2014 has been a rough start. If you’ve been following at all, you’ll know that my health hasn’t been the best since the start of the year. It hasn’t been anything terminal, though that flu is definitely scary enough considering it killed several here. There were definitely other ways I wanted to kick off this year of focus on my own wellness. I guess God had plans to put things into perspective for me though. I realized that I am not invincible and it is time to pick up the pace on the fitness goals.
Yes, I am back to training now. It is slow going but, it is happening. I’m sticking to indoors with the Walk Away the Pounds video for right now. The weather here has been unpredictable and we’re expecting some serious winter weather this week. I don’t need to relapse so, I’m going to stick to inside.
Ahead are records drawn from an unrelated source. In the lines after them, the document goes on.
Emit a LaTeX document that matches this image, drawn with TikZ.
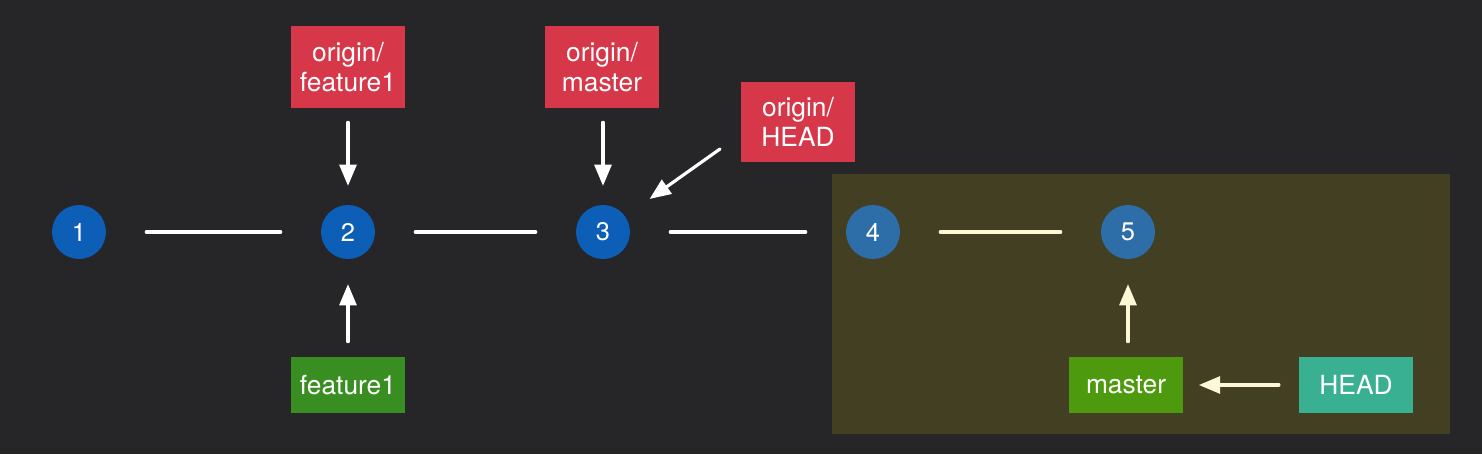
\documentclass[tikz,border=0pt]{standalone}
\usepackage{fontspec}
\setmainfont{TeX Gyre Heros}
\usetikzlibrary{arrows}
\definecolor{bgcol}{RGB}{38,38,40}
\definecolor{newcol}{RGB}{67,63,34}
\definecolor{commitblue}{RGB}{12,94,183}
\definecolor{newblue}{RGB}{46,110,168}
\definecolor{remotered}{RGB}{214,56,74}
\definecolor{branchgreen}{RGB}{57,142,33}
\definecolor{mastergreen}{RGB}{78,154,14}
\definecolor{headteal}{RGB}{58,176,146}
\definecolor{cream}{RGB}{255,248,215}

\begin{document}
\begin{tikzpicture}[line cap=round,line join=round,>=triangle 45,x=0.02cm,y=0.02cm,
        commit/.style={circle,fill=commitblue,minimum size=1.08cm,inner sep=0pt,text=white,font=\fontsize{14.5}{16}\selectfont},
        refbox/.style={rectangle,inner sep=0pt,minimum width=2.27cm,text=white,align=center,font=\fontsize{15}{17}\selectfont},
        link/.style={line width=1.9pt,shorten <=0.8cm,shorten >=0.8cm},
        ptr/.style={->,line width=1.8pt}]
        \fill [bgcol] (0,0) rectangle (1482,454);
        \fill [newcol] (832,20) rectangle (1450,280);
        % commits
        \node [commit] (c1) at (79,222) {1};
        \node [commit] (c2) at (348,222) {2};
        \node [commit] (c3) at (603,222) {3};
        \node [commit,fill=newblue] (c4) at (873,222) {4};
        \node [commit,fill=newblue] (c5) at (1128,222) {5};
        % refs
        \node [refbox,fill=remotered,minimum height=1.64cm] (ofeat) at (348,387) {origin/\\feature1};
        \node [refbox,fill=remotered,minimum height=1.64cm] (omaster) at (602,387) {origin/\\master};
        \node [refbox,fill=remotered,minimum height=1.62cm,minimum width=2.3cm] (ohead) at (798,332) {origin/\\HEAD};
        \node [refbox,fill=branchgreen,minimum height=1.12cm] (feat) at (348,69) {feature1};
        \node [refbox,fill=mastergreen,minimum height=1.12cm] (master) at (1126,69) {master};
        \node [refbox,fill=headteal,minimum height=1.12cm] (head) at (1356,69) {HEAD};
        \coordinate (hstart) at (720,305);
        % history
        \draw [link,white] (c1) -- (c2);
        \draw [link,white] (c2) -- (c3);
        \draw [link,white] (c3) -- (c4);
        \draw [link,cream] (c4) -- (c5);
        % pointers
        \draw [ptr,white,shorten <=0.28cm,shorten >=0.38cm] (ofeat) -- (c2);
        \draw [ptr,white,shorten <=0.28cm,shorten >=0.38cm] (omaster.south -| c3) -- (c3);
        \draw [ptr,white,shorten >=0.6cm] (hstart) -- (c3);
        \draw [ptr,white,shorten <=0.3cm,shorten >=0.5cm] (feat) -- (c2);
        \draw [ptr,cream,shorten <=0.3cm,shorten >=0.5cm] (master.north -| c5) -- (c5);
        \draw [ptr,cream,shorten <=0.4cm,shorten >=0.32cm] (head) -- (master);
\end{tikzpicture}
\end{document}
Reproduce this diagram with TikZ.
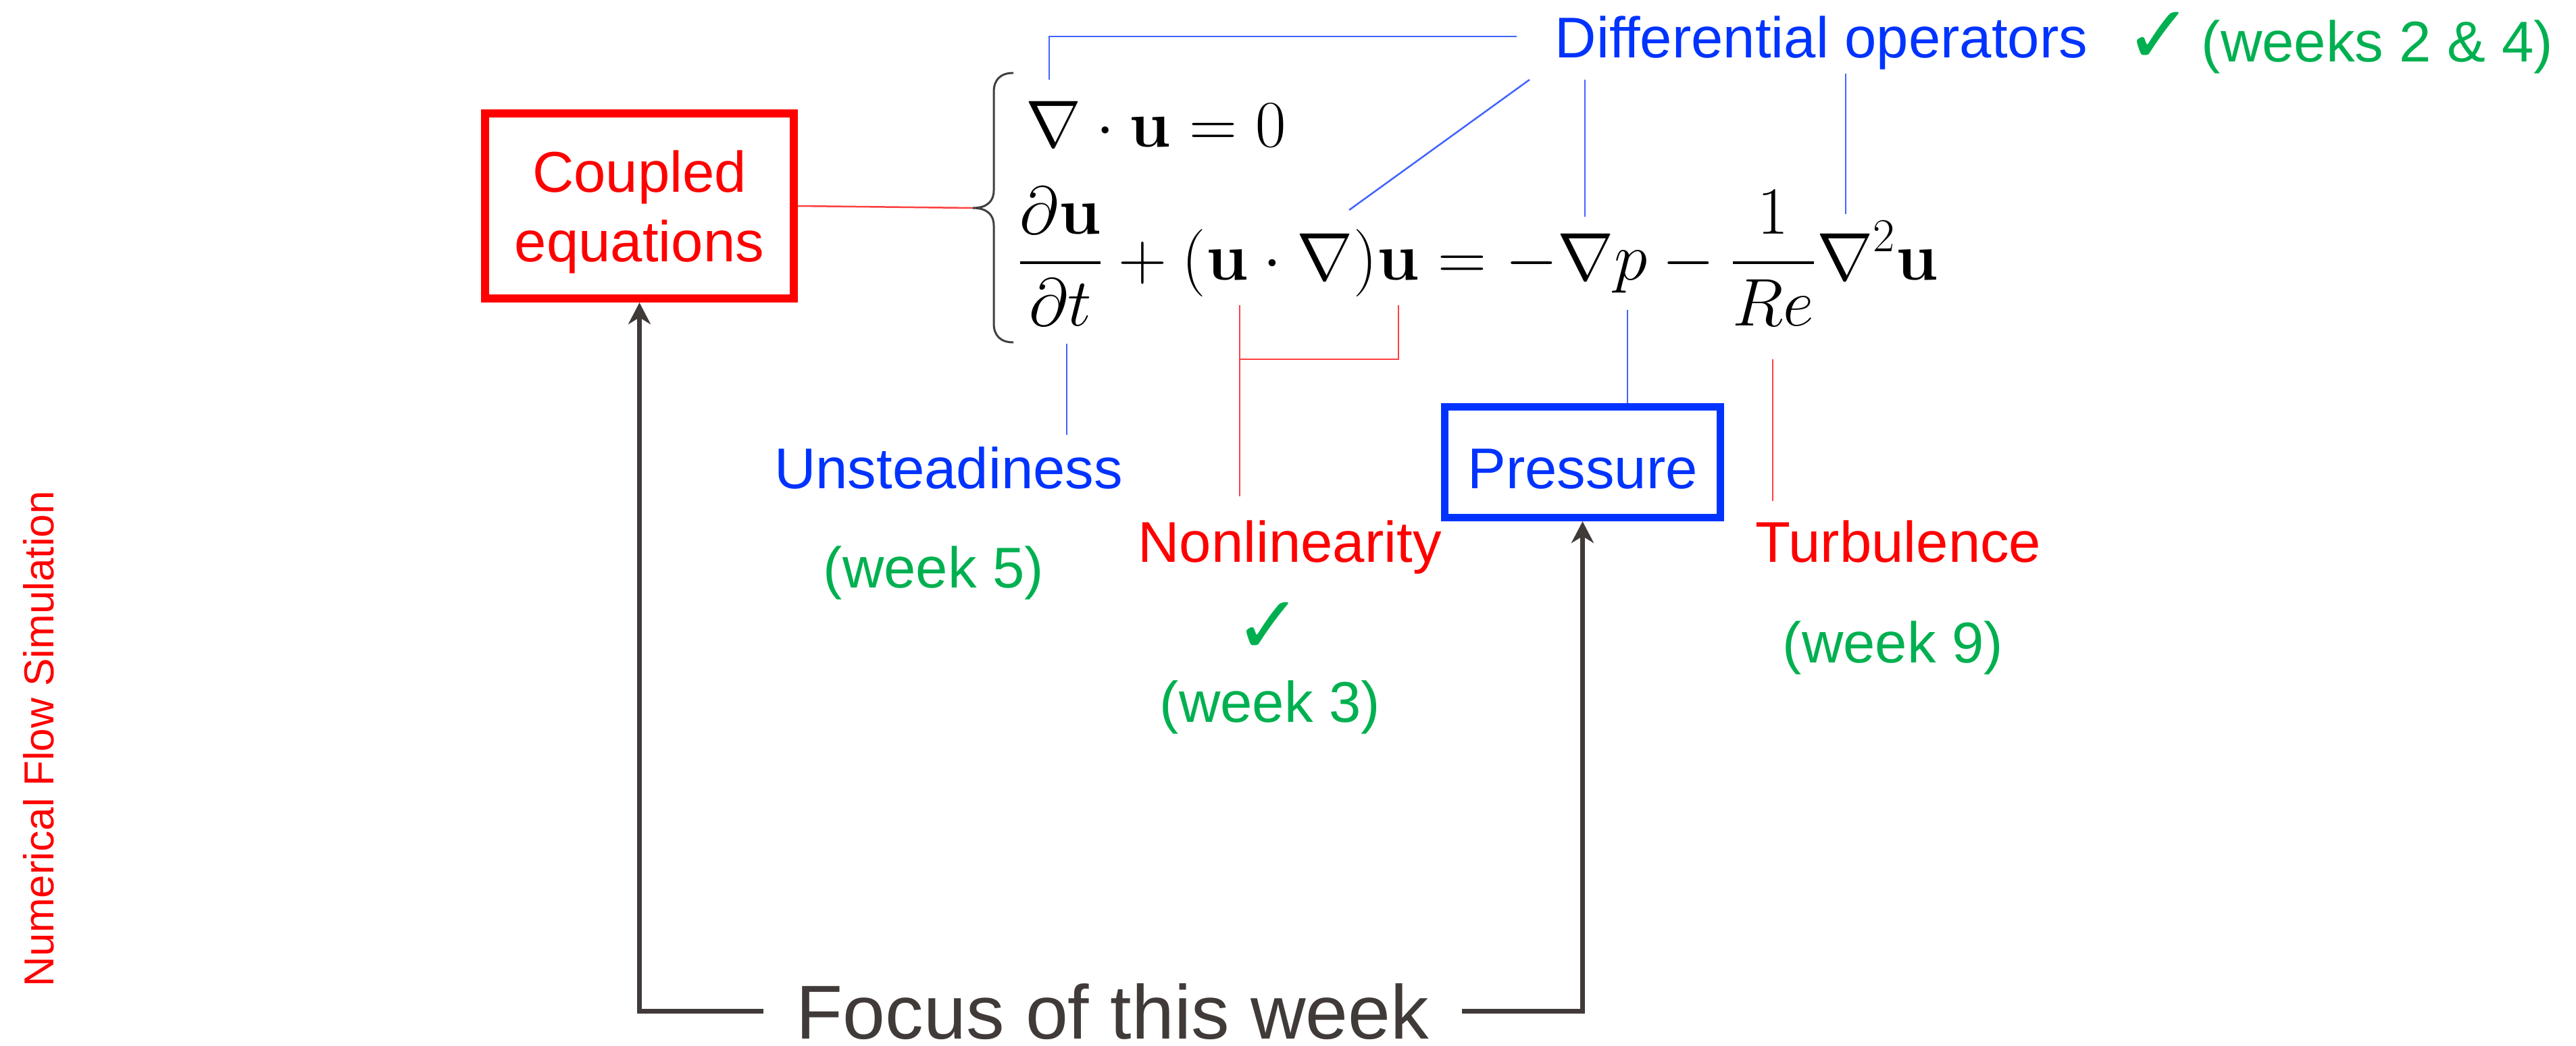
\RequirePackage{fix-cm}
\documentclass[tikz,border=0pt]{standalone}
\usepackage{amsmath}
\usepackage[no-math]{fontspec}
\newfontfamily\lblfam{Liberation Sans}
\newfontfamily\chkfam{DejaVu Sans}
\usetikzlibrary{arrows.meta}
\definecolor{txtblue}{RGB}{0,51,255}
\definecolor{txtred}{RGB}{255,0,0}
\definecolor{txtgreen}{RGB}{0,176,80}
\definecolor{txtgray}{RGB}{64,58,56}
\definecolor{lnblue}{RGB}{64,100,255}
\definecolor{lnred}{RGB}{255,64,64}
\definecolor{bracegray}{RGB}{64,64,64}
\tikzset{
  lbl/.style={font={\lblfam\fontsize{24.2}{29.3}\selectfont}, inner sep=0pt},
  focuslbl/.style={font={\lblfam\fontsize{32.15}{38}\selectfont}, text=txtgray, inner ysep=0pt, inner xsep=0.48cm, text depth=0pt},
  sidelbl/.style={font={\lblfam\fontsize{17.64}{21}\selectfont}, inner sep=0pt, text=txtred},
  chk/.style={font={\chkfam\fontsize{34}{38}\selectfont}, inner sep=0pt, text=txtgreen},
  mth/.style={font={\fontsize{28}{34}\selectfont}, inner sep=0pt},
  mthb/.style={font={\fontsize{28.4}{34}\selectfont}, inner sep=0pt},
  box/.style={draw, rectangle, inner sep=0pt, font={\lblfam\fontsize{24.2}{29.3}\selectfont}},
  bline/.style={draw=lnblue, line width=0.025cm},
  rline/.style={draw=lnred, line width=0.025cm},
  arr/.style={draw=txtgray, line width=0.07cm, -{Stealth[length=0.32cm, width=0.33cm, inset=0.1cm]}},
}
\begin{document}
\begin{tikzpicture}[x=0.01cm, y=-0.01cm]
\useasboundingbox (0,0) rectangle (3813,1548);

% side title
\node[sidelbl, rotate=90, anchor=base] (nfs) at (79,1094) {Numerical Flow Simulation};

% boxes
\node[box, draw=txtred, text=txtred, line width=0.12cm, minimum width=4.57cm, minimum height=2.74cm, align=center, text depth=0pt] (coupled) at (946.5,305) {Coupled\\equations};
\node[box, draw=txtblue, text=txtblue, line width=0.115cm, minimum width=4.075cm, minimum height=1.635cm, text height=0.77cm, text depth=0pt] (pressure) at (2342.5,684.5) {Pressure};

% equations
\node[mth, anchor=base west] (eq1) at (1518,217) {$\displaystyle\nabla\cdot\mathbf{u}=0$};
\node[mthb, anchor=base west] (eq2) at (1505,414) {$\displaystyle\frac{\partial\mathbf{u}}{\partial t}+(\mathbf{u}\cdot\nabla)\mathbf{u}=-\nabla p-\frac{1}{Re}\nabla^2\mathbf{u}$};

% brace
\coordinate (bracetip) at (1440,308);
\draw[bracegray, line width=0.03cm] (1500,108) .. controls (1481,108) and (1471,118) .. (1471,136) -- (1471,282) .. controls (1471,298) and (1461,308) .. (bracetip) .. controls (1461,308) and (1471,318) .. (1471,334) -- (1471,479) .. controls (1471,497) and (1481,507) .. (1500,507);
\draw[rline] (coupled.east) -- (bracetip);

% labels
\node[lbl, text=txtblue, anchor=base, inner xsep=0.56cm, text depth=0pt] (diffop) at (2696,85) {Differential operators};
\node[chk] (chktop) at (3196,56) {✓};
\node[lbl, text=txtgreen, anchor=base west] (wk24) at (3258,91) {(weeks 2 \& 4)};

\node[lbl, text=txtblue, anchor=base] (unsteady) at (1404,723) {Unsteadiness};
\node[lbl, text=txtgreen, anchor=base] (wk5) at (1382,870) {(week 5)};
\node[lbl, text=txtred, anchor=base] (nonlin) at (1909,832) {Nonlinearity};
\node[chk] (chkmid) at (1878,930) {✓};
\node[lbl, text=txtgreen, anchor=base] (wk3) at (1880,1069) {(week 3)};
\node[lbl, text=txtred, anchor=base] (turb) at (2810,832) {Turbulence};
\node[lbl, text=txtgreen, anchor=base] (wk9) at (2802,981) {(week 9)};

\node[focuslbl, anchor=base] (focus) at (1647,1538) {Focus of this week};

% blue connectors from differential operators
\coordinate (dA) at (1553,118);
\coordinate (dB1) at (2264,118);
\coordinate (dB2) at (1997,311);
\coordinate (dC1) at (2346,118);
\coordinate (dC2) at (2346,321);
\coordinate (dD1) at (2732,109);
\coordinate (dD2) at (2732,317);
\draw[bline] (diffop.west) -| (dA);
\draw[bline] (dB1) -- (dB2);
\draw[bline] (dC1) -- (dC2);
\draw[bline] (dD1) -- (dD2);

% lower connectors
\coordinate (uA) at (1579,509);
\coordinate (uB) at (1579,644);
\draw[bline] (uA) -- (uB);
\coordinate (nA) at (1835,452);
\coordinate (nB) at (2070,452);
\coordinate (nC) at (2070,532);
\coordinate (nD) at (1835,532);
\coordinate (nE) at (1835,735);
\draw[rline] (nB) -- (nC) -- (nD);
\draw[rline] (nA) -- (nE);
\coordinate (pA) at (2409,459);
\draw[bline] (pA) -- (pA |- pressure.north);
\coordinate (tA) at (2624,532);
\coordinate (tB) at (2624,742);
\draw[rline] (tA) -- (tB);

% focus arrows
\draw[arr] (focus.west) -| (coupled.south);
\draw[arr] (focus.east) -| (pressure.south);
\end{tikzpicture}
\end{document}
Honestly, the more that I think about it, the more I realize I need to invest in a gym membership. Most of my excuses are weather related. Here in Texas we get very little by way of optimal weather and temperatures for working out outside. So, going to the gym would eliminate that. I would be able to train while not worrying about the temperature outside or whether it was raining or not. It also would give me something to do to get out of the house more often. So, I’m going to start working toward that for myself.
I am very excited for the next few weeks of activities. Honestly, it feels good to be getting back into some sort of social groove. I’ve been out of it for far too long. So getting out, meeting new people, making new friends is really exciting for me. I think it is very good for healing at this point in my life.
Tomorrow I am attending a writers group meeting. Its the first one for me in about a year. Somehow, attending one always got put on the back burner but, no more of that. Then on the 10th of February, I have my first official book signing. I got my first shipment of my book in last week along with my first set of business cards. I’m really stoked about that. I’ve made up a lot of marketing material to hand out even if I don’t sell out of the meager copies that I will have on hand for the event. My theory is, it is a start and we all have to start somewhere.
I found out about a couple of events in Jefferson, Texas that I want to attend. The main one being a reenactment of a Civil War battle and a murder trial from that era. That happens in May. In April there is a paranormal conference happening in Tyler. March, of course, is my 5K. But, I am debating on what to do for Valentine’s Day.
This year is going to be awkward for me. It will be the first one in many years that I’ve been single on the holiday. I’m thinking of taking myself on a date but, I think that may just end up being defeating since I would be forced to see all the couples out doing their thing. I thought about inviting one of my buddies to go out with me. I think that might be misleading though. So, I’m thinking I might just pamper myself with a little mani-pedi action and stay home with a movie. I may end up having to work though. That would be okay with me. It would definitely help me to keep my mind off things.
I am hoping that all goes well with the book signing. I am at work on editing the next book and will be presenting it soon. In the meantime, I’m just ambling by in life and hoping for the best.